Volkow et al. (2018) that there are common conditions that cause chronic pain, such as fibromyalgia, neuropathic pain, low back pain, and osteoarthritis. Clearly, the management of chronic pain by opioid administration is a difficult issue.
The three articles to be used in this literature review were mentioned in the introduction. According to Volkow and McLellan (2016), there are two main facts that surround opioid use in chronic pain. Frist, it is that opioids are commonly misused and are diverted. The widespread administration of opioids has resulted in the drug being used on a national epidemic, with many cases of addictions or deaths. For example, more that 44,000 deaths can be traced back to the improper use of opioids. Volkow and McLellan (2016) stated that there was a surge of increase of the rate of opioid addiction, which affected close to 2.5 million Americans in 2014. Secondly, the most common source of opioids were prescriptions, in particular as they relate to chronic
pain. Aside from this, Volkow and McLellan (2016) found that many physicians were not comfortable in prescribing opioids.
On the other hand, Volkow et al. (2018) defined opioid diversion as the transfer or sale of an opioid that is coming from a prescriber that falls into the hands of somebody else rather than the patient who was supposed to receive it. According to Volkow et al. (2018), the most common form of this diversion is the transfer of the drug to another family member to manage generic pain. This is the reason behind Prescription Drug Monitoring Programs. The programs are state-wide electronic databases whose purpose is to collect information on the prescription of drugs that are deemed to be control. This database can also prevent doctor shopping and drug overdose (Volkow et al. 2018).
The CDC (2016) created an algorithm for the use of opioids for managing chronic pain. The CDC (2016) gave guidance for when to initiate or continue opioids for chronic pain; opioid selection, duration of use, dosage, follow-up, and discontinuation; assessing the risk of opioid misuse and addressing harms; and clinical reminders. Overall, the CDC (2016) draws on robust evidence for the use of opioids in patients with chronic pain.
The use of opioids for chronic pain has been supported by numerous studies. The study by Volkow and McLellan (2016) highlights the diversion and abuse of opioids, stating that the analgesic effects of opioid are due to their ability to bind to mu-opioid receptors.

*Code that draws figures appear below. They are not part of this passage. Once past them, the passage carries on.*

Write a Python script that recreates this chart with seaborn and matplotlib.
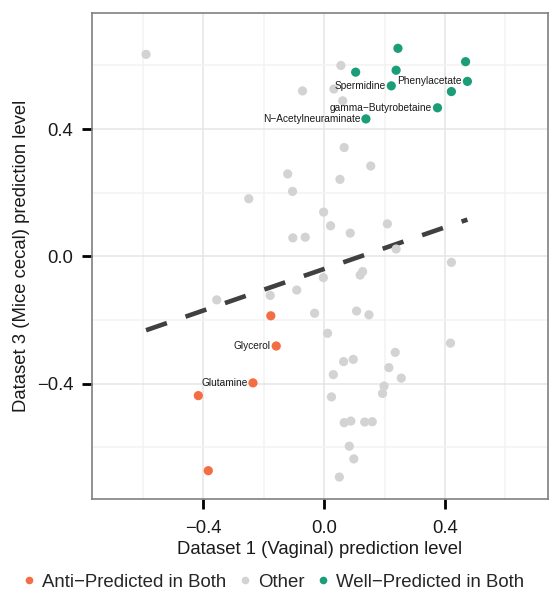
import numpy as np
import pandas as pd
import seaborn as sns
import matplotlib.pyplot as plt
from matplotlib.ticker import MultipleLocator
from matplotlib.lines import Line2D

# values
other_x = [-0.590, 0.055, -0.072, 0.032, 0.061, 0.066, 0.154, -0.121, 0.052, -0.105,
           -0.250, -0.002, 0.021, 0.209, -0.104, -0.063, 0.086, 0.238, 0.421, 0.119,
           0.127, -0.003, -0.091, -0.179, -0.356, -0.032, 0.107, 0.148, 0.011, 0.418,
           0.235, 0.096, 0.064, 0.214, 0.030, 0.255, 0.198, 0.193, 0.024, 0.066,
           0.088, 0.134, 0.159, 0.083, 0.098, 0.050]
other_y = [0.635, 0.600, 0.520, 0.526, 0.489, 0.342, 0.284, 0.259, 0.242, 0.204,
           0.181, 0.139, 0.096, 0.102, 0.058, 0.060, 0.073, 0.023, -0.019, -0.059,
           -0.048, -0.067, -0.106, -0.123, -0.137, -0.179, -0.172, -0.184, -0.242, -0.273,
           -0.302, -0.324, -0.331, -0.350, -0.372, -0.383, -0.408, -0.431, -0.442, -0.523,
           -0.518, -0.521, -0.520, -0.597, -0.637, -0.694]

well_x = [0.104, 0.244, 0.238, 0.468, 0.474, 0.222, 0.421, 0.375, 0.138]
well_y = [0.579, 0.654, 0.585, 0.612, 0.550, 0.536, 0.518, 0.467, 0.432]
well_names = ['', '', '', '', 'Phenylacetate', 'Spermidine', '', 'gamma\u2212Butyrobetaine',
              'N\u2212Acetylneuraminate']

anti_x = [-0.177, -0.159, -0.236, -0.417, -0.384]
anti_y = [-0.187, -0.282, -0.398, -0.438, -0.674]
anti_names = ['', 'Glycerol', 'Glutamine', '', '']

groups = ['Anti\u2212Predicted in Both', 'Other', 'Well\u2212Predicted in Both']
colors = ['#F46D43', '#D3D3D3', '#1B9E77']

df = pd.concat([
    pd.DataFrame({'x': anti_x, 'y': anti_y, 'group': groups[0], 'name': anti_names}),
    pd.DataFrame({'x': other_x, 'y': other_y, 'group': groups[1], 'name': ''}),
    pd.DataFrame({'x': well_x, 'y': well_y, 'group': groups[2], 'name': well_names}),
], ignore_index=True)

sns.set_style('white')
plt.rcParams['font.family'] = ['Liberation Sans', 'DejaVu Sans']

fig = plt.figure(figsize=(5.52, 5.93), dpi=100)
ax = fig.add_axes([0.1667, 0.158, 0.8261, 0.8206])

ax.xaxis.set_major_locator(MultipleLocator(0.4))
ax.yaxis.set_major_locator(MultipleLocator(0.4))
ax.xaxis.set_minor_locator(MultipleLocator(0.2))
ax.yaxis.set_minor_locator(MultipleLocator(0.2))
ax.grid(which='major', color='#E5E5E5', linewidth=1.1)
ax.grid(which='minor', color='#F2F2F2', linewidth=1.1)
ax.set_axisbelow(True)

sns.scatterplot(data=df, x='x', y='y', hue='group', hue_order=groups, palette=colors,
                s=44, linewidth=0, ax=ax, legend=False, zorder=3)
sns.regplot(data=df, x='x', y='y', scatter=False, ci=None, ax=ax, truncate=True,
            line_kws={'color': '#404040', 'linewidth': 3.3, 'dashes': (4.8, 4.3), 'zorder': 2})

for _, r in df[df['name'] != ''].iterrows():
    ax.annotate(r['name'], (r['x'], r['y']), xytext=(-4, 0), textcoords='offset points',
                ha='right', va='center', fontsize=7.3, color='#1a1a1a', zorder=4)

ax.set_xlim(-0.769, 0.741)
ax.set_ylim(-0.764, 0.766)
ax.set_xticks([-0.4, 0.0, 0.4])
ax.set_yticks([-0.4, 0.0, 0.4])
ax.set_xticklabels(['\u22120.4', '0.0', '0.4'])
ax.set_yticklabels(['\u22120.4', '0.0', '0.4'])
ax.tick_params(which='major', direction='out', length=7, width=2, color='black',
               labelsize=13.3, labelcolor='#1a1a1a', bottom=True, left=True)
ax.tick_params(axis='x', pad=8)
ax.tick_params(axis='y', pad=6.5)
ax.tick_params(which='minor', length=0)
ax.set_xlabel('Dataset 1 (Vaginal) prediction level', fontsize=13.3, color='#1a1a1a', labelpad=3)
ax.set_ylabel('Dataset 3 (Mice cecal) prediction level', fontsize=13.3, color='#1a1a1a', labelpad=5)
for s in ax.spines.values():
    s.set_color('#808080')
    s.set_linewidth(1.2)

handles = [Line2D([], [], marker='o', linestyle='', markersize=5.5, markerfacecolor=c,
                  markeredgewidth=0) for c in colors]
fig.legend(handles, groups, loc='lower center', bbox_to_anchor=(0.494, -0.015), ncol=3,
           frameon=False, fontsize=13.4, handlelength=0.8, handletextpad=0.3,
           columnspacing=0.6, borderaxespad=0.2)

fig.savefig('out.png', dpi=100)
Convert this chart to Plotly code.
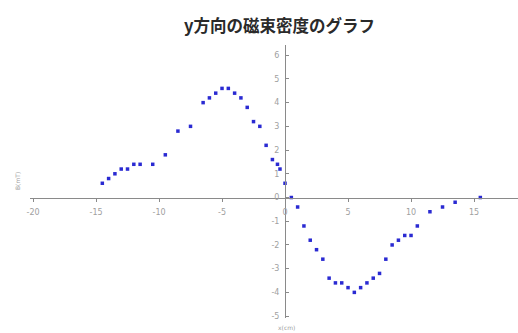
import plotly.graph_objects as go

# Measured flux density (y component) along the x axis
x_pos = [-14.5, -14, -13.5, -13, -12.5, -12, -11.5, -10.5, -9.5, -8.5, -7.5,
         -6.5, -6, -5.5, -5, -4.5, -4, -3.5, -3, -2.5, -2, -1.5, -1, -0.6, -0.4,
         0, 0.5, 1, 1.5, 2, 2.5, 3, 3.5, 4, 4.5, 5, 5.5, 6, 6.5, 7, 7.5, 8,
         8.5, 9, 9.5, 10, 10.5, 11.5, 12.5, 13.5, 15.5]
b_y = [0.6, 0.8, 1.0, 1.2, 1.2, 1.4, 1.4, 1.4, 1.8, 2.8, 3.0,
       4.0, 4.2, 4.4, 4.6, 4.6, 4.4, 4.2, 3.8, 3.2, 3.0, 2.2, 1.6, 1.4, 1.2,
       0.6, 0, -0.4, -1.2, -1.8, -2.2, -2.6, -3.4, -3.6, -3.6, -3.8, -4.0, -3.8, -3.6, -3.4, -3.2, -2.6,
       -2.0, -1.8, -1.6, -1.6, -1.2, -0.6, -0.4, -0.2, 0]

x_ticks = [-20, -15, -10, -5, 0, 5, 10, 15]
x_tick_text = ["-20", "-15", "-10", "-5", "0", "5", "10", "15"]
y_ticks = [-5, -4, -3, -2, -1, 0, 1, 2, 3, 4, 5, 6]
y_tick_text = ["-5", "-4", "-3", "-2", "-1", "0", "1", "2", "3", "4", "5", "6"]

title_text = "y方向の磁束密度のグラフ"
x_title = "x(cm)"
y_title = "B(mT)"

x_range = [-20.24, 18.49]
y_range = [-5.08, 6.43]

# axes cross at the origin
x_axis_pos = (0 - y_range[0]) / (y_range[1] - y_range[0])
y_axis_pos = (0 - x_range[0]) / (x_range[1] - x_range[0])

axis_col = "#8a8a8a"
tick_font = dict(family="DejaVu Sans", size=8, color="#a0a0a0")

fig = go.Figure()
fig.add_trace(go.Scatter(
    x=x_pos, y=b_y, mode="markers",
    marker=dict(symbol="square", size=3.5, color="#2a2ad2", line=dict(width=0)),
    showlegend=False,
))

fig.update_layout(
    width=518, height=333,
    margin=dict(l=30, r=0, t=45, b=15),
    paper_bgcolor="white", plot_bgcolor="white",
    xaxis=dict(range=x_range, anchor="free", position=x_axis_pos,
               showline=True, linecolor=axis_col, linewidth=1,
               showgrid=False, zeroline=False,
               tickmode="array", tickvals=x_ticks, ticktext=x_tick_text,
               ticks="outside", ticklen=3, tickcolor=axis_col,
               tickfont=tick_font, ticklabelstandoff=4),
    yaxis=dict(range=y_range, anchor="free", position=y_axis_pos,
               showline=True, linecolor=axis_col, linewidth=1,
               showgrid=False, zeroline=False,
               tickmode="array", tickvals=y_ticks, ticktext=y_tick_text,
               ticks="inside", ticklen=3, tickcolor=axis_col,
               tickfont=tick_font, ticklabelstandoff=4),
    annotations=[
        dict(text="<b>" + title_text + "</b>", x=279, y=25, showarrow=False,
             font=dict(family="Noto Sans CJK JP", size=16.5, color="#2a2a2a")),
        dict(text=y_title, x=17, y=181, showarrow=False, textangle=-90,
             font=dict(family="DejaVu Sans", size=6, color="#a0a0a0")),
        dict(text=x_title, x=286, y=327, showarrow=False,
             font=dict(family="DejaVu Sans", size=6, color="#a0a0a0")),
    ],
)

# place the free-floating labels in pixel terms
W, H = 518, 333
l, r, t, b = 30, 0, 45, 15
pw, ph = W - l - r, H - t - b
anns = []
for a in fig.layout.annotations:
    a = a.to_plotly_json()
    px, py = a["x"], a["y"]
    a["xref"], a["yref"] = "paper", "paper"
    a["x"] = (px - l) / pw
    a["y"] = 1 - (py - t) / ph
    a["xanchor"], a["yanchor"] = "center", "middle"
    anns.append(a)
fig.update_layout(annotations=anns)

fig.write_html("out.html")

These mu-receptors are densely found in regions of the brain that regulate the perception of pain. In support of this, Volkow et al. (2018) discussed the efficacy of opioid from relieving pain and improving the patients’ functioning. Unlike the CDC report and the report by Volkow and McLellan (2016), Volkow et al. (2018) discussed opioid in greater detail, and the authors differentiated between chronic pain due to cancer and non-cancer chronic pain. All three articles are judged to be credible and each of them has a sound methodology underlying their
conclusions. As an example, Volkow and McLellan (2016) also discusses opioid-induced tolerance as well as signs of physical dependence.These same findings were also found in the CDC report. However, Volkow et al. (2018) relied less on study findings and more on clinical evaluation. The CDC (2016) gave definitive guidelines for the use of opioid. It can be seen that both Volkow et al.(2018) and Volkow and McLellan (2016) were more biased towards clinical studies. The CDC, in addition, was written as more of a guideline, as opposed to the two other studies. Thus, the CDC guidelines were created out of published, peer-reviewed studies.
Chronic pain is a looming problem facing healthcare providers today. The issue of opioid use and abuse has been around for decades. Several organizations, such as the World Health Organization and the CDC have put together algorithms that were meant to address this problem. The three articles included in this paper are all sound- both because of their methodologies and their conclusions. Indeed, it is interested whether the current initiatives against opioid abuse can make a substantial change in this area. Opioid abuse is not only troublesome, but deadly as well.